» STATED TASK
Leave out the pictures and set down exactly the lines from the start of the listing through the one with "INK, width: 2", both included.

· · · · ·

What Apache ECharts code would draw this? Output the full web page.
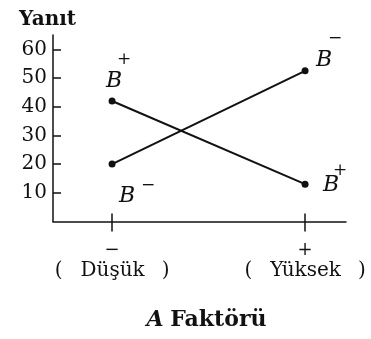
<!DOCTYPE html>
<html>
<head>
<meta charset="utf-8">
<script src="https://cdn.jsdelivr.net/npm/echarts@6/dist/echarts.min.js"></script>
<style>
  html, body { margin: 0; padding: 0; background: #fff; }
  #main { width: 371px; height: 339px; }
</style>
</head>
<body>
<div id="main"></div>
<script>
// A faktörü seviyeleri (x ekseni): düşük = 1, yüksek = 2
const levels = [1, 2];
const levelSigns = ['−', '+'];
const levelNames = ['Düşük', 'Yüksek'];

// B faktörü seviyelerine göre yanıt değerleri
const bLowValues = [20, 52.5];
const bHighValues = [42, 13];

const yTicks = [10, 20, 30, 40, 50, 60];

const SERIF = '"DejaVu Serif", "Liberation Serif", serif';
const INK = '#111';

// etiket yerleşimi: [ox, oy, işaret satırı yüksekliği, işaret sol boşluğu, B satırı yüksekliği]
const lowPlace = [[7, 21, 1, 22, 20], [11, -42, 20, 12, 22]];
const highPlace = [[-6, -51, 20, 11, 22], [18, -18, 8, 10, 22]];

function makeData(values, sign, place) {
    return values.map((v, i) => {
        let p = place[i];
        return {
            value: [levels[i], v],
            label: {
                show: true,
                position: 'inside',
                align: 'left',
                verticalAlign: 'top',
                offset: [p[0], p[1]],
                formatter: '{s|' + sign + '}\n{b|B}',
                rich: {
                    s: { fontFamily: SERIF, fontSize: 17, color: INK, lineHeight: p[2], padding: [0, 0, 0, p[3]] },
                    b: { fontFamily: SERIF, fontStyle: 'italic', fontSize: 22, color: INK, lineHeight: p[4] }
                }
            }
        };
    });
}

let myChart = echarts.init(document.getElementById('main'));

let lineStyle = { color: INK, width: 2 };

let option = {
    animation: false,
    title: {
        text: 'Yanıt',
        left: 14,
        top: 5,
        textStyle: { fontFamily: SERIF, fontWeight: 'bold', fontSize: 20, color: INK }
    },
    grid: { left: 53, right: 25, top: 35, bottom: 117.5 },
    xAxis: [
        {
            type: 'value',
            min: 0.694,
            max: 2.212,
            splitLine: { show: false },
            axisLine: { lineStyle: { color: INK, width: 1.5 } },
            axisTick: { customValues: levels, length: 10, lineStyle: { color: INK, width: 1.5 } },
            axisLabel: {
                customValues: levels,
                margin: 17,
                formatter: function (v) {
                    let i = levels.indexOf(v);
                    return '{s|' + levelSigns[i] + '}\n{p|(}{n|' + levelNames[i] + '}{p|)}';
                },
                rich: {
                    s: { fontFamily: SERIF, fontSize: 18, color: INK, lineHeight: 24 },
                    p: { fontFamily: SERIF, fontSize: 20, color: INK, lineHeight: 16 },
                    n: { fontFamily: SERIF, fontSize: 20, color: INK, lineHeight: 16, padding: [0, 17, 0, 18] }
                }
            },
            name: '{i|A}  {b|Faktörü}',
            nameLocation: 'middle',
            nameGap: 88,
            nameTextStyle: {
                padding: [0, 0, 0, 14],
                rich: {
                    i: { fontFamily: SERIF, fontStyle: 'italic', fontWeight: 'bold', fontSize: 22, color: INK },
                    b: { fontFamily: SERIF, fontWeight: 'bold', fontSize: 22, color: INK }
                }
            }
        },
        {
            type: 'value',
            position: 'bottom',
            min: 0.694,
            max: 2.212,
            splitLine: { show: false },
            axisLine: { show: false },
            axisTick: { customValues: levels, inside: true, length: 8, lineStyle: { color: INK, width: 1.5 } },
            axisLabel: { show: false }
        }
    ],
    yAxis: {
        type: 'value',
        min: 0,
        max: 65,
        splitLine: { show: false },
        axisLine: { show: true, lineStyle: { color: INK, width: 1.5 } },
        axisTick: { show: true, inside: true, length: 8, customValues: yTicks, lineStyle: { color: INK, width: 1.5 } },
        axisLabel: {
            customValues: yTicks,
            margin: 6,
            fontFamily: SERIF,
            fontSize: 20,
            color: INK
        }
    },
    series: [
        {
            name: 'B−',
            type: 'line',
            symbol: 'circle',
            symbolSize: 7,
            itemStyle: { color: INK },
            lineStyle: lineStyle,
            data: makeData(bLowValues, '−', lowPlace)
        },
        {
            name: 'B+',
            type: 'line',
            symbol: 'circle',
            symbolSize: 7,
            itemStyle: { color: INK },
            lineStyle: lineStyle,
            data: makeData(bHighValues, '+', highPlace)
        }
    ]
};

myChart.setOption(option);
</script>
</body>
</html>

· · · · ·

» THE RESPONSE
What Apache ECharts code would draw this? Output the full web page.
<!DOCTYPE html>
<html>
<head>
<meta charset="utf-8">
<script src="https://cdn.jsdelivr.net/npm/echarts@6/dist/echarts.min.js"></script>
<style>
  html, body { margin: 0; padding: 0; background: #fff; }
  #main { width: 371px; height: 339px; }
</style>
</head>
<body>
<div id="main"></div>
<script>
// A faktörü seviyeleri (x ekseni): düşük = 1, yüksek = 2
const levels = [1, 2];
const levelSigns = ['−', '+'];
const levelNames = ['Düşük', 'Yüksek'];

// B faktörü seviyelerine göre yanıt değerleri
const bLowValues = [20, 52.5];
const bHighValues = [42, 13];

const yTicks = [10, 20, 30, 40, 50, 60];

const SERIF = '"DejaVu Serif", "Liberation Serif", serif';
const INK = '#111';

// etiket yerleşimi: [ox, oy, işaret satırı yüksekliği, işaret sol boşluğu, B satırı yüksekliği]
const lowPlace = [[7, 21, 1, 22, 20], [11, -42, 20, 12, 22]];
const highPlace = [[-6, -51, 20, 11, 22], [18, -18, 8, 10, 22]];

function makeData(values, sign, place) {
    return values.map((v, i) => {
        let p = place[i];
        return {
            value: [levels[i], v],
            label: {
                show: true,
                position: 'inside',
                align: 'left',
                verticalAlign: 'top',
                offset: [p[0], p[1]],
                formatter: '{s|' + sign + '}\n{b|B}',
                rich: {
                    s: { fontFamily: SERIF, fontSize: 17, color: INK, lineHeight: p[2], padding: [0, 0, 0, p[3]] },
                    b: { fontFamily: SERIF, fontStyle: 'italic', fontSize: 22, color: INK, lineHeight: p[4] }
                }
            }
        };
    });
}

let myChart = echarts.init(document.getElementById('main'));

let lineStyle = { color: INK, width: 2 };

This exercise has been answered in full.